İstanbul Valiliği'nin suç duyurusunda bulunmasının ardından Özgür-Der'in kapatılması için açılan dava karara bağlandı. Mahkeme, Dernekler Kanunu'na aykırı hareket ettikleri gerekçe gösterilerek dava açılan Özgür Der'in kapatılması talebini reddetti.
Fatih 2. Asliye Ceza Mahkemesi'nde görülen karar duruşmasında Özgür-Der hakkında açılan kapatma davası reddedildi. "Resmi Törenleri Boykot Çağrısı" nedeniyle yargılanan Özgür-Der hakkındaki kapatma davasının reddedilmesi sonrası dernek üyeleri Fatih Adliyesi önünde basın açıklaması yaptı. Davada Özgür-Der'i savunan avukatlar adına konuşan Necati Ceylan, böyle bir davanın açılmasını eleştirdi.

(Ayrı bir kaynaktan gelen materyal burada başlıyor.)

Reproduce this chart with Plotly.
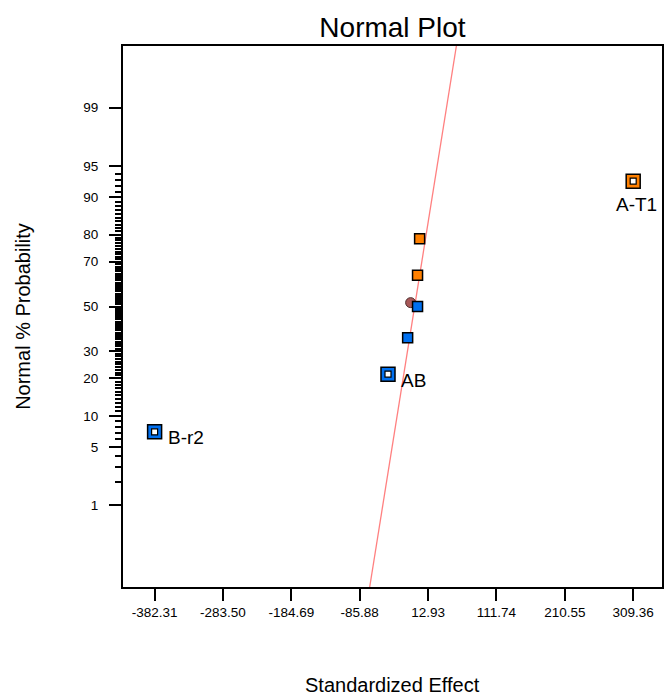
import plotly.graph_objects as go
from statistics import NormalDist

nd = NormalDist()

# ---- data ----
effects = [-382.31, -45.0, -16.6, -2.3, -2.3, 0.7, 309.36]
probs = [7.14, 21.43, 35.71, 50.0, 64.29, 78.57, 92.86]
colors = ["#0070F0", "#0070F0", "#0070F0", "#0070F0", "#FF8000", "#FF8000", "#FF8000"]
labels = ["B-r2", "AB", "", "", "", "", "A-T1"]
error_effect = [-12.3]
error_prob = [51.8]
x_ticks = [-382.31, -283.50, -184.69, -85.88, 12.93, 111.74, 210.55, 309.36]
y_ticks = [1, 5, 10, 20, 30, 50, 70, 80, 90, 95, 99]
y_minor = [2, 3, 4] + list(range(6, 95))
line_intercept = -6.5
line_slope = 19.8

def z(p):
    return nd.inv_cdf(p / 100.0)

y_range = [-3.281, 3.047]
x_range = [-428.0, 351.0]

fig = go.Figure()

# fitted line
lz = list(y_range)
fig.add_trace(go.Scatter(x=[line_intercept + line_slope * v for v in lz], y=lz, mode="lines",
                         line=dict(color="#FF8080", width=1.3), hoverinfo="skip"))

# error estimate circle
fig.add_trace(go.Scatter(x=error_effect, y=[z(p) for p in error_prob], mode="markers",
                         marker=dict(symbol="circle", size=10, color="#A85858",
                                     line=dict(color="#503030", width=1))))

labeled = [i for i, l in enumerate(labels) if l]
plain = [i for i, l in enumerate(labels) if not l]

fig.add_trace(go.Scatter(x=[effects[i] for i in plain], y=[z(probs[i]) for i in plain], mode="markers",
                         marker=dict(symbol="square", size=10, color=[colors[i] for i in plain],
                                     line=dict(color="black", width=1.5))))
fig.add_trace(go.Scatter(x=[effects[i] for i in labeled], y=[z(probs[i]) for i in labeled], mode="markers",
                         marker=dict(symbol="square", size=14, color=[colors[i] for i in labeled],
                                     line=dict(color="black", width=1.5))))
fig.add_trace(go.Scatter(x=[effects[i] for i in labeled], y=[z(probs[i]) for i in labeled], mode="markers",
                         marker=dict(symbol="square", size=6, color="white",
                                     line=dict(color="black", width=1.2))))

font = "Liberation Sans, Arial, sans-serif"
for i in labeled:
    if labels[i] == "A-T1":
        fig.add_annotation(x=effects[i], y=z(probs[i]), text=labels[i], showarrow=False,
                           xanchor="center", yanchor="middle", yshift=-23, xshift=3,
                           font=dict(family=font, size=19, color="black"))
    else:
        fig.add_annotation(x=effects[i], y=z(probs[i]), text=labels[i], showarrow=False,
                           xanchor="left", yanchor="middle", xshift=11, yshift=-6,
                           font=dict(family=font, size=19, color="black"))

fig.add_annotation(text="Standardized Effect", xref="paper", yref="paper", x=0.5, y=-0.181,
                   showarrow=False, xanchor="center", yanchor="middle",
                   font=dict(family=font, size=20, color="black"))
fig.add_annotation(text="Normal % Probability", xref="paper", yref="paper", x=-0.1867, y=0.5,
                   showarrow=False, textangle=-90, xanchor="center", yanchor="middle",
                   font=dict(family=font, size=20, color="black"))

fig.update_layout(
    width=665, height=697,
    margin=dict(l=123, r=1, t=46, b=110),
    paper_bgcolor="white", plot_bgcolor="white",
    showlegend=False,
    title=dict(text="Normal Plot", x=0.5, xref="paper", xanchor="center",
               y=1 - 27 / 697, yref="container", yanchor="middle",
               font=dict(family=font, size=28, color="black")),
    font=dict(family=font, color="black"),
)
fig.update_xaxes(range=x_range, tickmode="array", tickvals=x_ticks,
                 ticktext=[f"{v:.2f}" for v in x_ticks],
                 ticks="outside", ticklen=12, tickwidth=2, tickcolor="black",
                 showline=True, linecolor="black", linewidth=2, mirror=True,
                 showgrid=False, zeroline=False, tickfont=dict(family=font, size=13.5))
fig.update_yaxes(range=y_range, tickmode="array", tickvals=[z(p) for p in y_ticks],
                 ticktext=[str(p) for p in y_ticks],
                 ticks="outside", ticklen=12, tickwidth=2, tickcolor="black",
                 minor=dict(tickmode="array", tickvals=[z(p) for p in y_minor],
                            ticks="outside", ticklen=6, tickwidth=1.5, tickcolor="black", showgrid=False),
                 showline=True, linecolor="black", linewidth=2, mirror=True,
                 showgrid=False, zeroline=False, ticklabelstandoff=8,
                 tickfont=dict(family=font, size=13.5))

fig.write_html("out.html")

Başörtülülerin maruz kaldığı ayrımcılık hakkında yayınlanan bir basın bildirisinin bir derneği kapatma gerekçesi yapıldığına ve bunun hukuksuzluğuna dikkat çeken Ceylan, kapatma kararının çıkmamasını olumlu karşıladıklarını belirtti.
Özgür-Der Genel Başkanı Rıdvan Kaya, bu davaya hukuki anlamda destek veren avukatlara, Özgür-Der'le dayanışma içerisine giren vakıf-derneklere, kapatma istemine karşı slogan atıp pankart taşıyanlara ve davayı izleyen basın mensuplarına desteklerinden ötürü teşekkür etti.
Olayın geçmişi
7 Kasım 2008 tarihinde Özgür-Der Genel Merkezi, şubeleri ve bazı kardeş kuruluşlar tarafından imza edilip kamuoyuna deklare edilen "İnancımızın ve Kimliğimizin Aşağılandığı; Resmi İdeolojinin Dayatıldığı Törenlere Tavır Alalım!" başlıklı bildiri ile ilgili olarak İçişleri Bakanlığı'nın emri ile İstanbul Valiliği önce İl Özel Denetim Ekipleri tarafından bir denetim gerçekleştirdi. Özgür-Der'in söz konusu bildirisine imza veren şubeler ve diğer dernek ve vakıflar da bu süreçte İçişleri Bakanlığı'nın emriyle teftişe tabi tutuldu.
Ardından da Fatih Cumhuriyet Başsavcılığı, dernekler kanunundaki bazı maddelere istinaden "Anayasa ve kanunlarla açıkça yasaklanan amaçları veya konusu suç teşkil eden fiilleri gerçekleştirmek amacıyla kurulamaz!" hükmü gereğince Özgür-Der'in kapatılmasını talep etti. Ancak valilik makamı tarafından kaleme alınan suç duyurusunda Özgür-Der'in sadece kanuna değil aynı zamanda ahlaka da aykırı hareket ettiği iddiası yer aldı.